403(b) / 457(b)Transactions/QDRO: Why does the TPA have to authorize the QDRO if a court has already done so?

Under Federal law, the administrator of the retirement plan that provides the benefits affected by an order is the individual (or entity) responsible for determining whether a domestic relations order is a QDRO.

Plan administrators have specific responsibilities and duties with respect to determining whether a domestic relations order is a QDRO. Plans must establish reasonable procedures to determine the qualified status of domestic relations orders and to administer distributions pursuant to qualified orders. Administrators are required to follow the plan’s procedures for making QDRO determinations. Administrators also are required to furnish notice to participants and alternate payees of their receipt of a domestic relations order and to advise the plan’s procedures for determining the qualified status of such orders.

The Department of Labor has indicated that in their view a State court (or other state agency or instrumentality with the authority to issue domestic relations orders) does not have jurisdiction to determine whether an issued domestic relations order constitutes a “qualified domestic relations order.” The Department has also stated that jurisdiction to challenge a plan administrator’s decision about the qualified status of an order lies exclusively in Federal court.

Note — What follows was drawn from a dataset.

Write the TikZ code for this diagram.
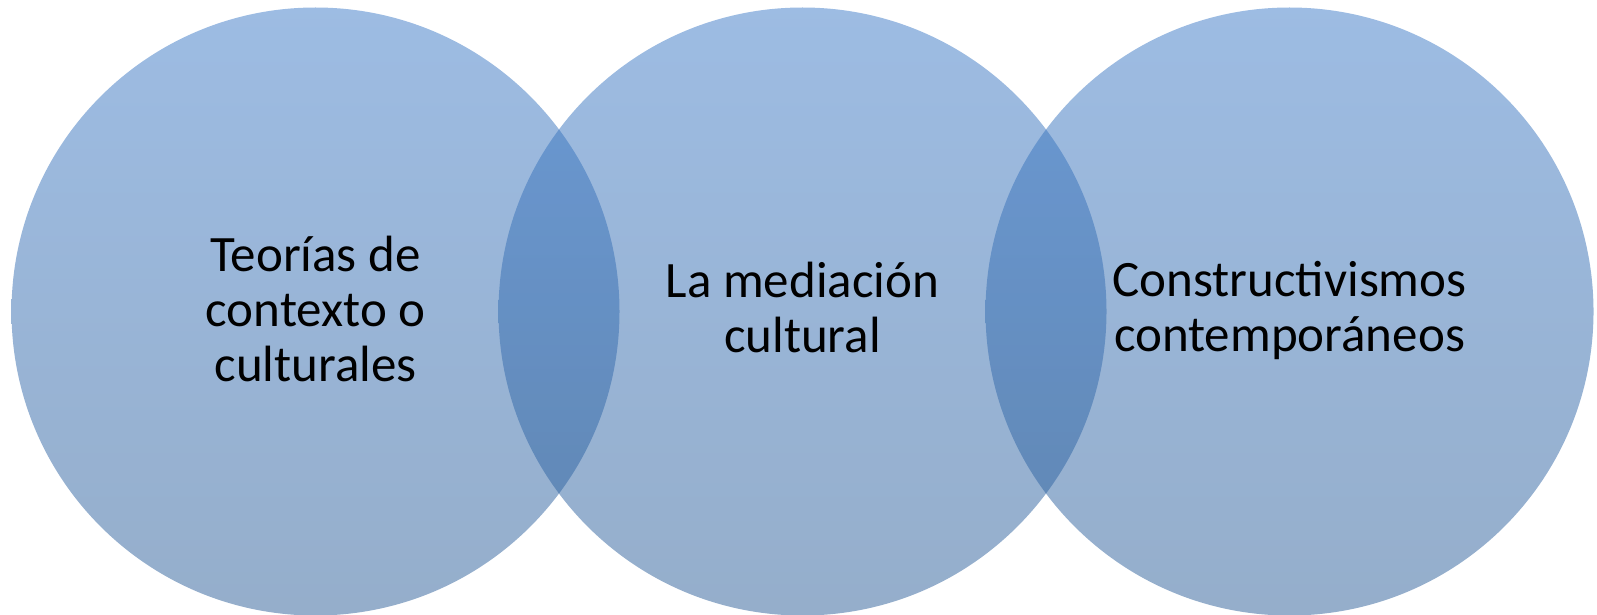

Therefore, whenever a State court or other authority issues an order that recognizes, creates or assigns a right for another person to receive all or a portion of assets from a participant’s account under a 403(b) or 457 plan, the plan administrator must review and authorize the order as being “qualified” or deny it as not meeting the specifications. If there is an objection to the administrator’s decision about whether the order is qualified, then the party objecting to the decision would need to litigate their objection in Federal, not State court.